The H1 2026 Market Report Card: Winners, Losers, and What Comes Next

The market's first half was a tale of two tickers — one printing record gains, one printing apology letters. While the S&P 500 gained 8.7% through June, AI infrastructure leaders surged to new highs as many software names struggled under lofty expectations. With the second half now underway, investors are looking for the market's next leaders.
Winners and losers: Semiconductor and computer hardware companies dominated the S&P 500 in the first half as repeated earnings-estimate upgrades fueled the rally. All 10 of the index's best-performing stocks came from the technology sector, while 17 of the top 20 were tech names. Conversely, software and internet companies moved the other way as investors focused on AI disruption despite broadly solid fundamentals.
The second half may hinge on the market's view of the Fed. Bank of America is among the forecasters expecting as many as three Fed rate hikes by December. Yet the Dallas Fed's trimmed-mean PCE, which strips out extreme price swings, is running at 2.4%, well below the 4.1% reading for core PCE. If those hikes never materialize, rate-sensitive sectors such as real estate, utilities, and technology could have room to reprice higher.

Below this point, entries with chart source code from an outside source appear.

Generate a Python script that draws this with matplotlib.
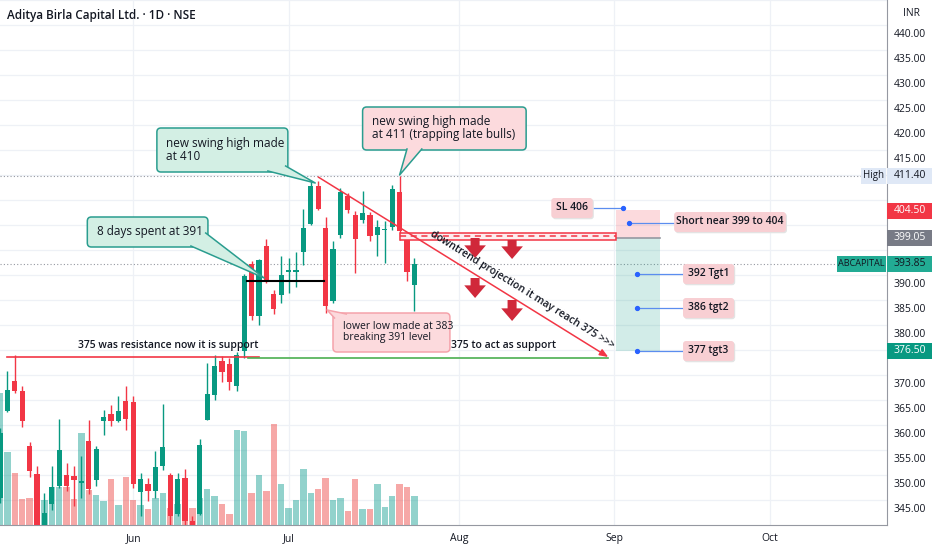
import numpy as np
import matplotlib.pyplot as plt
from matplotlib.patches import FancyBboxPatch, Polygon, Rectangle
from matplotlib.transforms import blended_transform_factory

plt.rcParams['font.family'] = ['Open Sans', 'DejaVu Sans']

# daily candles (bar index 0 = first visible session)
opens = [347, 364.5, 370.4, 368.5, 357.5, 351.9, 341.5, 345.8, 349.3, 351.7,
         351.4, 350, 358.4, 350.6, 362.5, 363.8, 362.5, 366.4, 366.1, 348.1,
         349.8, 348.3, 353.3, 351.6, 343.9, 350.9, 342.3, 343.9, 362.7, 367.6,
         374.3, 373.9, 369.5, 376.5, 393.9, 383.3, 397.3, 387.8, 387.5, 392.2,
         392.1, 396.1, 401.8, 409.4, 401.0, 386.4, 399.6, 407.3, 403.6, 402.6,
         403.6, 399.6, 400.6, 401.1, 408.1, 399.6, 389.6]
highs = [361, 372.3, 375.6, 369.4, 358.1, 353.4, 348, 353.4, 362.8, 353.9,
         353.4, 355.3, 362.6, 357.3, 364.5, 365.6, 367.4, 369.4, 367.3, 351.9,
         350.9, 356.3, 365.8, 351.9, 351.9, 352.7, 343.3, 358.7, 373.9, 375.6,
         375.3, 374.9, 376.2, 391.8, 394.3, 394.8, 398.7, 388.6, 395.3, 394.9,
         396.1, 404.7, 410.6, 410.3, 403.1, 398.3, 409.0, 408.0, 404.3, 408.3,
         404.2, 402.6, 402.4, 409.5, 411.4, 399.9, 394.9]
lows = [346, 364.2, 367.9, 361.1, 351.1, 340.5, 340.8, 344.6, 349, 348.3,
        345.3, 347, 347.8, 349.3, 359.5, 361.4, 362.1, 360.5, 348.9, 343.4,
        346.3, 346.9, 352.6, 341.3, 343.3, 341.3, 341.6, 343.6, 362.5, 366.6,
        370.1, 368.6, 368.3, 375.0, 382.5, 381.6, 389.9, 383.8, 385.9, 387.9,
        389.1, 393.6, 401.5, 404.5, 384.0, 386.0, 399.0, 404.0, 391.9, 402.0,
        398.3, 395.4, 393.9, 400.5, 398.6, 390.3, 384.3]
closes = [360, 368.7, 368.5, 362.5, 352.5, 341.5, 344, 349.1, 356.6, 349.5,
          350.6, 350.3, 348.8, 356.8, 363.1, 362.5, 364.5, 362.8, 349.9, 350.9,
          348.3, 353.1, 357.1, 343.4, 350.9, 342.3, 341.7, 357.6, 367.8, 373.4,
          372.1, 370.1, 375.6, 391.5, 383.4, 394.5, 390.6, 384.9, 391.5, 392.7,
          392.6, 401.0, 409.4, 404.9, 385.4, 396.9, 408.1, 404.6, 398.9, 404.0,
          399.4, 401.1, 400.8, 408.7, 400.3, 392.1, 393.85]
volume = [132, 73, 52, 26, 27, 40, 25, 38, 38, 38, 26, 92, 35, 30, 24, 46, 20, 48, 25,
          20, 16, 27, 32, 17, 21, 17, 17, 27, 36, 29, 21, 11, 95, 94, 32, 50, 34,
          101, 41, 17, 25, 56, 32, 36, 47, 25, 27, 14, 46, 16, 16, 41, 18, 29, 41, 38, 29]

month_pos = [18, 39, 62, 83, 104]
month_labels = ['Jun', 'Jul', 'Aug', 'Sep', 'Oct']
price_ticks = np.arange(345, 441, 5)
hidden_ticks = [375, 395, 400, 405, 410]   # covered by the price tags

last_price = 393.85
high_price = 411.4
entry, stop, target = 399.05, 404.5, 376.5

UP, DOWN = '#089981', '#f23645'
TXT = '#131722'
GRID = '#eef1f6'

n = len(opens)
idx = np.arange(n)
o, h, l, c = map(np.array, (opens, highs, lows, closes))
up = c >= o
col = np.where(up, UP, DOWN)

fig = plt.figure(figsize=(9.32, 5.5), dpi=100)
rect = [0, 25 / 550, 887 / 932, 525 / 550]
vax = fig.add_axes(rect)
ax = fig.add_axes(rect)
ax.patch.set_alpha(0)
xmin, xmax = 0, 887 / 7.4
ax.set_xlim(xmin, xmax)
ax.set_ylim(341.6, 446.6)

# volume pane (behind the candles)
vax.set_xlim(xmin, xmax)
vax.set_ylim(0, 525)
vax.bar(idx, volume, width=0.88, color=np.where(up, '#26a69a', '#ef5350'), alpha=0.5, zorder=2)
vax.set_xticks(month_pos)
vax.set_yticks(np.linspace(0, 525, 22)[1:])
vax.grid(True, color=GRID, lw=0.9, zorder=0)
vax.tick_params(left=False, bottom=False, labelleft=False, labelbottom=False)
for s in vax.spines.values():
    s.set_visible(False)

# candles
ax.vlines(idx, l, h, color=col, lw=1, zorder=4)
body = np.maximum(np.abs(c - o), 0.2)
ax.bar(idx, body, bottom=np.minimum(o, c), width=0.72, color=col, zorder=5)

# axes styling
ax.yaxis.tick_right()
ax.set_yticks(price_ticks)
ax.set_yticklabels(['' if v in hidden_ticks else f'{v:.2f}' for v in price_ticks])
ax.set_xticks(month_pos)
ax.set_xticklabels(month_labels)
ax.tick_params(axis='y', length=0, pad=5, labelsize=7.5, labelcolor=TXT)
ax.tick_params(axis='x', length=0, pad=6, labelsize=7.5, labelcolor=TXT)
for side in ['top', 'left']:
    ax.spines[side].set_visible(False)
ax.spines['right'].set_color('#9598a1')
ax.spines['bottom'].set_color('#9598a1')

fig.text(7 / 932, 1 - 15 / 550, 'Aditya Birla Capital Ltd. · 1D · NSE', fontsize=8.5,
         fontweight='semibold', color=TXT, va='center')
fig.text(903 / 932, 1 - 14 / 550, 'INR', fontsize=7.5, color=TXT, va='center')

# dotted reference lines
ax.axhline(high_price, xmax=862 / 887, color='#9598a1', lw=0.8, ls=(0, (1, 2)), zorder=3)
ax.axhline(last_price, xmax=838 / 887, color='#9598a1', lw=0.8, ls=(0, (1, 2)), zorder=3)

# support / resistance lines
ax.plot([1, 35], [375.2, 375.2], color=DOWN, lw=1.2, zorder=6)
ax.plot([33.5, 82.2], [375.0, 375.0], color='#4caf50', lw=1.2, zorder=6)
ax.text(22.7, 376.3, '375 was resistance now it is support', fontsize=7.5, fontweight='semibold',
        color=TXT, ha='center', va='bottom', zorder=8)
ax.text(68.1, 376.3, '375 to act as support', fontsize=7.5, fontweight='semibold',
        color=TXT, ha='center', va='bottom', zorder=8)
ax.plot([33.4, 43.8], [390.4, 390.4], color='black', lw=1.5, zorder=6)

# resistance band
ax.add_patch(Rectangle((54, 398.7), 83.2 - 54, 1.4, fc='#fdeef0', ec=DOWN, lw=1.1, zorder=6))
ax.plot([54, 83.2], [399.4, 399.4], color=DOWN, lw=1.1, ls=(0, (4, 3)), zorder=6)

# projected downtrend
ax.annotate('', xy=(82.2, 375.2), xytext=(43, 411.2),
            arrowprops=dict(arrowstyle='-|>,head_length=0.5,head_width=0.2', color=DOWN, lw=1.1,
                            shrinkA=0, shrinkB=0), zorder=7)
p1 = ax.transData.transform((43, 411.2))
p2 = ax.transData.transform((82.2, 375.2))
ang = np.degrees(np.arctan2(p2[1] - p1[1], p2[0] - p1[0]))
ax.text(70.6, 388.6, 'downtrend projection it may reach 375 >>>', fontsize=7.5, fontweight='semibold',
        color=TXT, rotation=ang, rotation_mode='anchor', ha='center', va='center', zorder=8)

# red down arrows
for ax_x, top, tip in [(64.2, 399.0, 395.0), (69.2, 398.6, 394.8), (64.2, 391.0, 387.0), (69.2, 386.6, 382.4)]:
    ax.annotate('', xy=(ax_x, tip), xytext=(ax_x, top),
                arrowprops=dict(arrowstyle='simple,head_length=0.7,head_width=1.2,tail_width=0.5',
                                fc='#d0283a', ec='none', mutation_scale=13, shrinkA=0, shrinkB=0),
                zorder=7)

# short position tool
ax.add_patch(Rectangle((83.2, entry), 6, stop - entry, fc='#f23645', alpha=0.18, ec='none', zorder=3))
ax.add_patch(Rectangle((83.2, target), 6, entry - target, fc='#089981', alpha=0.18, ec='none', zorder=3))
ax.plot([83.2, 89.2], [entry, entry], color='#9598a1', lw=1.2, zorder=4)

ASP = (1 / 5) / (1 / 7.4)


def box(x0, x1, p0, p1, fc, ec='none', lw=1.0, z=8, r=0.55):
    ax.add_patch(FancyBboxPatch((x0, p0), x1 - x0, p1 - p0, boxstyle=f'round,pad=0,rounding_size={r}',
                                mutation_aspect=ASP, fc=fc, ec=ec, lw=lw, zorder=z))


def callout(x0, x1, p0, p1, text, fc, ec, b1, b2, tip, fs=8):
    box(x0, x1, p0, p1, fc, ec, lw=1.1)
    ax.add_patch(Polygon([b1, tip, b2], closed=True, fc=fc, ec='none', zorder=8.5))
    ax.plot([b1[0], tip[0], b2[0]], [b1[1], tip[1], b2[1]], color=ec, lw=1.1, zorder=8.6)
    ax.text(x0 + 1.3, (p0 + p1) / 2, text, fontsize=fs, color=TXT, ha='left', va='center',
            linespacing=1.0, zorder=9)


GFC, GEC = '#d3efe4', '#2a9d8f'
PFC = '#fcdadd'
callout(11.8, 28.1, 397.2, 403.2, '8 days spent at 391', GFC, GEC,
        (27.8, 400.0), (25.8, 397.4), (35.7, 391.0), fs=8.5)
callout(21.2, 38.9, 412.2, 421.0, 'new swing high made\nat 410', GFC, GEC,
        (38.6, 413.4), (36.2, 412.4), (42.6, 410.0), fs=8.5)
callout(49.0, 71.1, 416.6, 425.2, 'new swing high made\nat 411 (trapping late bulls)', PFC, GEC,
        (55.0, 416.8), (57.0, 416.8), (54.0, 411.6), fs=8.5)
callout(45.0, 60.8, 376.2, 384.0, 'lower low made at 383\nbreaking 391 level', PFC, '#f5a3ab',
        (45.2, 383.0), (46.8, 383.8), (44.2, 384.6), fs=7.5)

# position labels
LFC = '#f8cfd3'
BLUE = '#2962ff'
labels = [
    ('SL 406', 74.5, 80.1, 403.0, 407.0, 84.2, 405.06, 80.1),
    ('Short near 399 to 404', 91.1, 106.2, 400.2, 404.2, 85.0, 402.06, 91.1),
    ('392 Tgt1', 92.3, 99.2, 389.8, 393.8, 86.1, 391.8, 92.3),
    ('386 tgt2', 92.3, 99.2, 383.0, 387.0, 86.1, 385.0, 92.3),
    ('377 tgt3', 92.3, 99.2, 374.4, 378.4, 86.1, 376.46, 92.3),
]
for text, x0, x1, p0, p1, dx, dp, lx in labels:
    box(x0 + 0.15, x1 + 0.15, p0 - 0.25, p1 - 0.25, '#e3e3e3', z=7.5, r=0.4)
    box(x0, x1, p0, p1, LFC, z=8, r=0.4)
    ax.text((x0 + x1) / 2, (p0 + p1) / 2, text, fontsize=7.5, fontweight='semibold', color=TXT,
            ha='center', va='center', zorder=9)
    ax.plot([dx, lx], [dp, dp], color='#5b8def', lw=0.9, zorder=7)
    ax.plot([dx], [dp], 'o', color=BLUE, ms=2.8, zorder=7)

# price scale tags
tr = blended_transform_factory(ax.transAxes, ax.transData)
W = 45 / 887


def tag(price, text, fc, tc, x0=1.0, w=W, hh=1.6, fs=7.5):
    ax.add_patch(Rectangle((x0, price - hh), w, 2 * hh, transform=tr, fc=fc, ec='none',
                           clip_on=False, zorder=10))
    ax.text(x0 + w / 2, price, text, transform=tr, fontsize=fs, color=tc, ha='center', va='center',
            clip_on=False, zorder=11)


tag(high_price, f'{high_price:.2f}', '#dfe8f6', TXT)
tag(high_price, 'High', '#dfe8f6', TXT, x0=861 / 887, w=25 / 887, fs=7)
tag(stop, f'{stop:.2f}', DOWN, 'white')
tag(entry, f'{entry:.2f}', '#787b86', 'white')
tag(last_price, f'{last_price:.2f}', '#22ab94', TXT)
tag(last_price, 'ABCAPITAL', '#22ab94', TXT, x0=837 / 887, w=49 / 887, fs=6.6)
tag(target, f'{target:.2f}', UP, 'white')

fig.savefig('out.png', dpi=100, facecolor='white')
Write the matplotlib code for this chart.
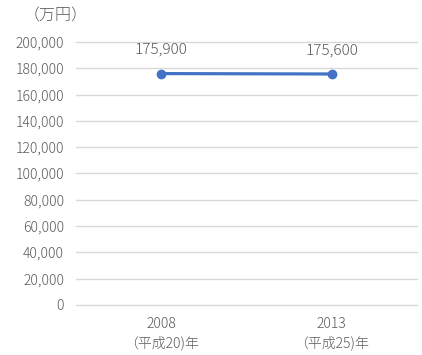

The verdict: Energy led all S&P 500 sectors with an 18.7% gain in the first half, followed by industrials at 17.9%. Meanwhile, software companies saw their valuations compress sharply despite continued revenue growth. William Blair analyst Arjun Bhatia said the fundamentals for many software companies have remained "solid," even as investors reassessed the sector's long-term outlook. The AI infrastructure trade still has legs, but the second half's alpha may live in the stocks the first half left behind.